3. Over-reliance on climate policy
Capital investments that are entirely reliant on climate policy can become just as value-destructive as those that lack policy support to begin with. Offshore wind, particularly in the U.S., has depended heavily on policy support—primarily in the form of tax credits—to generate attractive returns. Over the last several years, Orsted invested significantly in the development of a series of projects in the U.S. Investment risk emerged when the policy environment changed in 2025, and stop-work orders forced Orsted to take legal action to resume construction. The resultant project delays and inability to attract financing contributed to the need for an equity raise. There is now uncertainty about project economics longer-term and a hesitance to commit further investment.
This is not only a U.S. phenomenon. In the UK, Drax’s BECCS (bioenergy with carbon capture and storage) project has faced a gradual erosion of a subsidy framework that underpinned the business model. Drax spent significant capex to convert an existing coal generation plant to a biomass generation platform, heavily incentivized by government subsidies. Under the new policy framework, these subsidies will disappear in 2027, to be replaced by new ones at half the level of output from 2027 to 2031. Drax also faces an uncertain path beyond 2031 after the current agreement with the government ends. This may delay the timeline for the implementation of carbon capture and storage and therefore for BECCS to become fully operational, which was originally planned for 2030.
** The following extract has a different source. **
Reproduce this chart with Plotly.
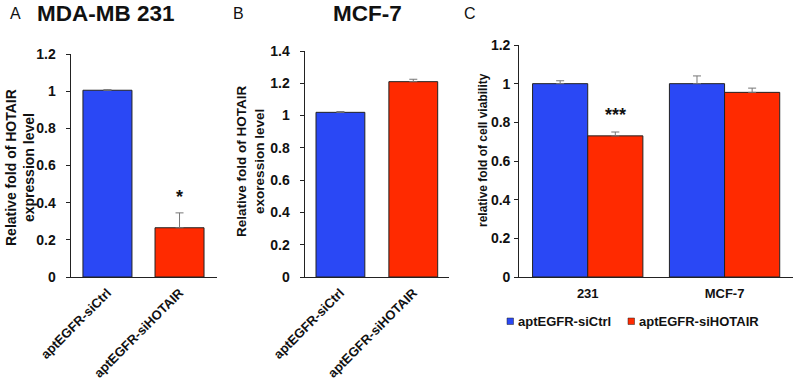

Together, these examples highlight that policy can become a single point of failure for capital investments, whether the risk manifests as a sudden reversal or slow withdrawal of support. This risk is particularly acute when the technology in question also requires significant policy support to scale and achieve adequate returns on investment.
OPPORTUNITIES TO IMPROVE FUTURE CLIMATE POLICY
It may be impossible for climate policy to strike the perfect balance among all competing priorities, but we have identified a few potential opportunities for improvement:
1. Incentivize demand, not just supply, for low-carbon solutions
Incentivizing both demand and supply is important if climate policy seeks to scale lower-carbon solutions at attractive rates of return for the providers of capital. Supply-side climate policy has largely taken center stage, with a focus on the decarbonization of energy sources and production processes. Without demand-side incentives that work in tandem, companies find themselves without an attractive end market.
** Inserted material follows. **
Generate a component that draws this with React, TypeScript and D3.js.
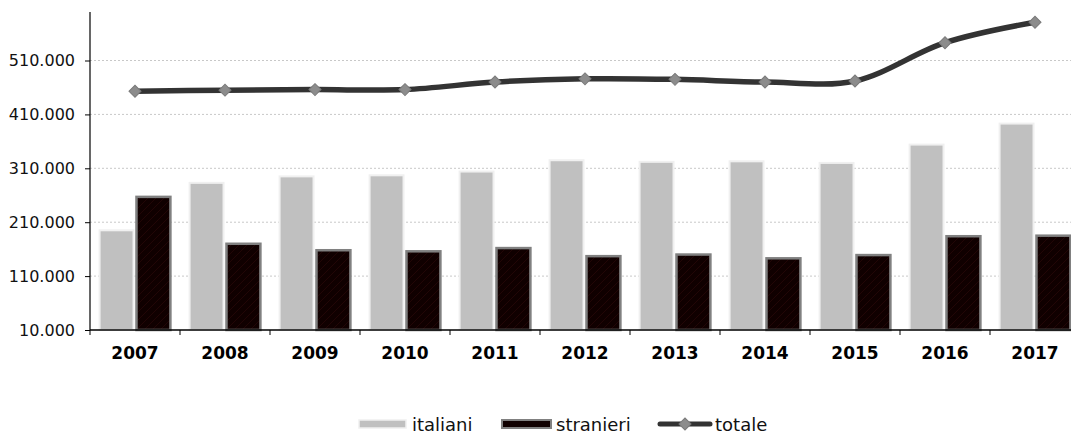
import * as d3 from 'd3';
import React, { useEffect, useRef } from 'react';

const years = ['2007', '2008', '2009', '2010', '2011', '2012', '2013', '2014', '2015', '2016', '2017'];
const italiani = [195000, 283000, 295000, 297000, 304000, 325000, 322000, 323000, 320000, 354000, 393000];
const stranieri = [257000, 170000, 158000, 156000, 162000, 147000, 150000, 143000, 149000, 184000, 185000];
const totale = [453000, 455000, 456000, 456000, 470000, 476000, 475000, 470000, 472000, 543000, 581000];
const yTicks = [10000, 110000, 210000, 310000, 410000, 510000];
const seriesNames = ['italiani', 'stranieri'];

const W = 1071;
const H = 434;

export default function App() {
  const svgRef = useRef(null);

  useEffect(() => {
    const svg = d3.select(svgRef.current);
    svg.selectAll('*').remove();

    const margin = { top: 12, left: 90, bottom: 330 };
    const font = '"DejaVu Sans", Verdana, sans-serif';
    const itFmt = d3.formatLocale({ decimal: ',', thousands: '.', grouping: [3], currency: ['', ''] }).format(',d');

    // faint hatch for stranieri
    const defs = svg.append('defs');
    const pat = defs.append('pattern')
      .attr('id', 'hatch')
      .attr('patternUnits', 'userSpaceOnUse')
      .attr('width', 8)
      .attr('height', 8);
    pat.append('rect').attr('width', 8).attr('height', 8).attr('fill', '#100000');
    pat.append('path')
      .attr('d', 'M0,8 L8,0 M-2,2 L2,-2 M6,10 L10,6')
      .attr('stroke', '#220606')
      .attr('stroke-width', 1);

    const x = d3.scaleBand().domain(years).range([margin.left, margin.left + 90 * years.length]);
    const xIn = d3.scaleBand().domain(seriesNames).range([0, x.bandwidth()]).paddingInner(0.08).paddingOuter(0.26);
    const y = d3.scaleLinear().domain([10000, 600000]).range([margin.bottom, margin.top]);

    // gridlines
    svg.append('g')
      .selectAll('line')
      .data(yTicks.slice(1))
      .join('line')
      .attr('x1', margin.left)
      .attr('x2', W)
      .attr('y1', d => y(d))
      .attr('y2', d => y(d))
      .attr('stroke', '#c8c8c8')
      .attr('stroke-width', 1)
      .attr('stroke-dasharray', '2,2');

    // bars
    const groups = svg.append('g')
      .selectAll('g')
      .data(years)
      .join('g')
      .attr('transform', d => `translate(${x(d)},0)`);

    groups.append('rect')
      .attr('x', xIn('italiani')!)
      .attr('y', (d, i) => y(italiani[i]))
      .attr('width', xIn.bandwidth())
      .attr('height', (d, i) => y(10000) - y(italiani[i]))
      .attr('fill', '#c0c0c0')
      .attr('stroke', '#f0f0f0')
      .attr('stroke-width', 2);

    groups.append('rect')
      .attr('x', xIn('stranieri')!)
      .attr('y', (d, i) => y(stranieri[i]))
      .attr('width', xIn.bandwidth())
      .attr('height', (d, i) => y(10000) - y(stranieri[i]))
      .attr('fill', 'url(#hatch)')
      .attr('stroke', '#808080')
      .attr('stroke-width', 2.5);

    // y axis
    const yAxis = d3.axisLeft(y)
      .tickValues(yTicks)
      .tickSize(5)
      .tickPadding(10)
      .tickFormat(d => itFmt(d as number));
    const yg = svg.append('g')
      .attr('transform', `translate(${margin.left},0)`)
      .call(yAxis);
    yg.select('.domain').remove();
    yg.selectAll('line').attr('stroke', '#000');
    yg.selectAll('text')
      .attr('font-family', font)
      .attr('font-size', 16)
      .attr('fill', '#111');
    svg.append('line')
      .attr('x1', margin.left).attr('x2', margin.left)
      .attr('y1', margin.top).attr('y2', margin.bottom)
      .attr('stroke', '#000').attr('stroke-width', 1.2);

    // x axis
    const xAxis = d3.axisBottom(x).tickSize(0).tickPadding(17);
    const xg = svg.append('g')
      .attr('transform', `translate(0,${margin.bottom})`)
      .call(xAxis);
    xg.select('.domain').remove();
    xg.selectAll('text')
      .attr('font-family', font)
      .attr('font-size', 17)
      .attr('font-weight', 'bold')
      .attr('fill', '#000');
    svg.append('g')
      .selectAll('line')
      .data(years)
      .join('line')
      .attr('x1', d => x(d)!)
      .attr('x2', d => x(d)!)
      .attr('y1', margin.bottom)
      .attr('y2', margin.bottom + 5)
      .attr('stroke', '#000');
    svg.append('line')
      .attr('x1', margin.left).attr('x2', W)
      .attr('y1', margin.bottom).attr('y2', margin.bottom)
      .attr('stroke', '#000').attr('stroke-width', 1.5);

    // totale line
    const cx = (i: number) => x(years[i])! + x.bandwidth() / 2;
    const line = d3.line<number>()
      .x((d, i) => cx(i))
      .y(d => y(d))
      .curve(d3.curveCatmullRom.alpha(0.5));
    svg.append('path')
      .attr('d', line(totale))
      .attr('fill', 'none')
      .attr('stroke', '#333333')
      .attr('stroke-width', 5.5)
      .attr('stroke-linecap', 'round');

    const diamond = d3.symbol().type(d3.symbolSquare).size(72);
    svg.append('g')
      .selectAll('path')
      .data(totale)
      .join('path')
      .attr('d', diamond)
      .attr('transform', (d, i) => `translate(${cx(i)},${y(d)}) rotate(45)`)
      .attr('fill', '#8c8c8c')
      .attr('stroke', '#7a7a7a')
      .attr('stroke-width', 1);

    // legend
    const lg = svg.append('g').attr('font-family', font).attr('font-size', 18).attr('fill', '#111');
    lg.append('rect').attr('x', 359).attr('y', 420).attr('width', 47).attr('height', 8)
      .attr('fill', '#c0c0c0').attr('stroke', '#f0f0f0').attr('stroke-width', 1.5);
    lg.append('text').attr('x', 412).attr('y', 431).text('italiani');
    lg.append('rect').attr('x', 502).attr('y', 420).attr('width', 49).attr('height', 8)
      .attr('fill', '#100000').attr('stroke', '#808080').attr('stroke-width', 2);
    lg.append('text').attr('x', 556).attr('y', 431).text('stranieri');
    lg.append('line').attr('x1', 660).attr('x2', 710).attr('y1', 424).attr('y2', 424)
      .attr('stroke', '#333333').attr('stroke-width', 5).attr('stroke-linecap', 'round');
    lg.append('path').attr('d', diamond).attr('transform', 'translate(685,424) rotate(45)')
      .attr('fill', '#8c8c8c').attr('stroke', '#7a7a7a');
    lg.append('text').attr('x', 715).attr('y', 431).text('totale');
  }, []);

  return (
    <svg ref={svgRef} width={W} height={H} style={{ position: 'absolute', left: 0, top: 0, background: '#fff' }} />
  );
}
This is why we are intrigued by the work of Carbon Measures, an organization that intends to develop comparable product carbon footprints for the most carbon-intensive industries, covering approximately 70% of global emissions. Carbon Measures builds on the e-liability methodology—highlighted in this newsletter in 2022—which applies cost accounting principles to carbon by tracking the actual emissions embedded in a product at each stage of the supply chain rather than relying on estimates. The goal would be product- and technology-agnostic climate policy, focused on simply regulating carbon intensity thresholds for end products and services. This would allow embedded carbon to be more directly reflected in pricing and procurement decisions. Transparent price signals could then incentivize the market to drive innovation and help close the “green premium”. This work is in the early stages, but we think it has the potential to address market demand for low-carbon products and services.
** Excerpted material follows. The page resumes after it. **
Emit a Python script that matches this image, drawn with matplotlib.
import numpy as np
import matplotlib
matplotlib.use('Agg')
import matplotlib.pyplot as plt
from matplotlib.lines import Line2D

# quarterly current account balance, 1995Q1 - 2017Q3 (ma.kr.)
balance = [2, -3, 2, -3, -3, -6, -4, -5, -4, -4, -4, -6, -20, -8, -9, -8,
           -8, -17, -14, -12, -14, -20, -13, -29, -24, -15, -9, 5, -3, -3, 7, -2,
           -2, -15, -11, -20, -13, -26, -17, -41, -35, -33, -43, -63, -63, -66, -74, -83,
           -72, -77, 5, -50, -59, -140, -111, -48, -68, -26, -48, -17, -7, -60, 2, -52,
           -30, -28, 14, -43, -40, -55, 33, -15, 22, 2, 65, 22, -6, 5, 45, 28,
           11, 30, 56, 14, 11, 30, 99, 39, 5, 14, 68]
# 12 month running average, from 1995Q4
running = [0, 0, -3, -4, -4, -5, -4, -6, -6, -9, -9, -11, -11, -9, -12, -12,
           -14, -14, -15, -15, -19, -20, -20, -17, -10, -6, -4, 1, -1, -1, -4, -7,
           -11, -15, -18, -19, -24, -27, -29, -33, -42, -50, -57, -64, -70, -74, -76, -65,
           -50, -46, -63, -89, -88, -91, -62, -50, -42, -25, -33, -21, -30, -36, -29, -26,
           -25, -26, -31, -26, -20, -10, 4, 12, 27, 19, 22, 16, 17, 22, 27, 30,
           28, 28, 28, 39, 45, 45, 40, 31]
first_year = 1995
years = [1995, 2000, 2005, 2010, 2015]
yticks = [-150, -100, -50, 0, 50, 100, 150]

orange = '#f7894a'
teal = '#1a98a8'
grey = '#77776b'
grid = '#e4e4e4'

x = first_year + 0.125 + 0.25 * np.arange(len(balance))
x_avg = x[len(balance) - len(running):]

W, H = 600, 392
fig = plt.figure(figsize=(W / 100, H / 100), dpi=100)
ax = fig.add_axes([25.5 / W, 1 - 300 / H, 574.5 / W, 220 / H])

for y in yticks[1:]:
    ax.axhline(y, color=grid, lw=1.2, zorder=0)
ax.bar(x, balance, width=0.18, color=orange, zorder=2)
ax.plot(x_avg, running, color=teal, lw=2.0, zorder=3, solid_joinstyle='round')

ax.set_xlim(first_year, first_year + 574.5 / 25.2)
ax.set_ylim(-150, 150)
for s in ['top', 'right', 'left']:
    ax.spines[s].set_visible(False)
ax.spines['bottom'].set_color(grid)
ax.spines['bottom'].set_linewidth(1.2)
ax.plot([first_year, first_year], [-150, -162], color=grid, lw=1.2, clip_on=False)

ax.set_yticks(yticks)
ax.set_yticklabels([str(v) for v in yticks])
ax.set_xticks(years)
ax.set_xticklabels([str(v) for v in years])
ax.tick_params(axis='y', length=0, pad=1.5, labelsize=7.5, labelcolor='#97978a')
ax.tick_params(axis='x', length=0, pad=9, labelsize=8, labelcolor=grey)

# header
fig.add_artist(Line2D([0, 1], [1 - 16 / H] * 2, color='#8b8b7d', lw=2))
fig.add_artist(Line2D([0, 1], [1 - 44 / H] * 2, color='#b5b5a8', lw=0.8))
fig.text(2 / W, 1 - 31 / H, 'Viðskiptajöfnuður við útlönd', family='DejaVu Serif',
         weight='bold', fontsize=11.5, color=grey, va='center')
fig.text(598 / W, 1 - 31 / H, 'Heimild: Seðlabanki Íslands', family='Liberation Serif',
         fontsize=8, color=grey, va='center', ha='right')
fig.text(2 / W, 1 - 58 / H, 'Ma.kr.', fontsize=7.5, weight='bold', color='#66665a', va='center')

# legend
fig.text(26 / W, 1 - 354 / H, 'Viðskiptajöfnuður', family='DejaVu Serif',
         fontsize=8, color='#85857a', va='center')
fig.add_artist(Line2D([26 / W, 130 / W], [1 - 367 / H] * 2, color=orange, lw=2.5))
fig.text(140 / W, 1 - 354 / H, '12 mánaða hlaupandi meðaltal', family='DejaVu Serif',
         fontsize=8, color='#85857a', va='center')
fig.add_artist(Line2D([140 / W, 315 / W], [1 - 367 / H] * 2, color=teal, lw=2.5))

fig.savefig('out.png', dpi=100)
2. Policy stability and consistency
Given that the capital cycle for many low-carbon investments is longer than any one political cycle, if policy is needed to help catalyze the market, companies need predictability and stability in the policy environment. For example, Dow has frequently pointed to the policy support via tax credits and long-term stability in the political environment in Canada as one of the key reasons why it was able to move forward with the capex required to build its first net-zero cracker in Alberta. Long-term political stability was cited by all the companies we engaged as a key precondition for any successful climate policy.
However, it is also important that policymakers can adapt quickly when newer technologies make prior regulations no longer fit for purpose. For example, nuclear small modular reactors (SMRs) do not necessarily have the same risk profile as legacy large-scale nuclear reactors, so nuclear regulations should be able to adapt as needed to reflect these differences. There is an inherent tension in policymaking between stability and the need for adaptability as new technologies emerge and evolve. Striking the right balance is critical as energy system needs change over time.
3. Cross-border collaboration
Finally, since climate policy is intended to address a global issue, it is important that policymakers do not operate in a silo and ignore the policy environment in other jurisdictions. While a global carbon price remains unlikely, the development of negotiated trade agreements which have started to price carbon—such as the Carbon Border Adjustment Mechanism (CBAM)—have started to prove effective. There are also examples of isolated successful cross-border projects, such as the Norwegian government’s Northern Lights carbon capture and storage project, with investment from Equinor, Shell, and TotalEnergies. This project collects carbon dioxide from industrial sites in several European countries and transports it for storage. In August 2025, the first carbon dioxide volumes were injected and successfully stored in a reservoir beneath the Norwegian North Sea.
Part of the challenge remains that there is no single coordinating global body with the authority to regulate. The Conference of the Parties (COP) process remains the closest thing to this kind of entity, but it still relies on the commitment of individual member countries to implement and legislate. However, companies appear somewhat optimistic about isolated areas of success, made possible through the COP process. For example, the Oil & Gas Decarbonization Charter was an output from COP28. It marked the first time that many state-owned oil and gas companies publicly supported an ambition to reduce greenhouse gas emissions from their operations and achieve net zero by 2050. There may be more opportunities for successful collaboration during future COP convenings.
CONCLUSION
Climate policy directly shapes the return profiles for companies and influences capital allocation decisions. This is the first time we have tried to distill the insights from our bottom-up, fundamental company research into a point of view on the successes and failures of global climate policy. We will continue to assess how climate policy affects individual company investments, cost curves, and long-term returns. Ongoing engagement with the higher-emitters across our portfolios remains central to this work, as we track how policy frameworks can affect shareholder returns. As appropriate, we also hope to contribute to the conversation with regulators and other market participants by sharing our evolving perspective.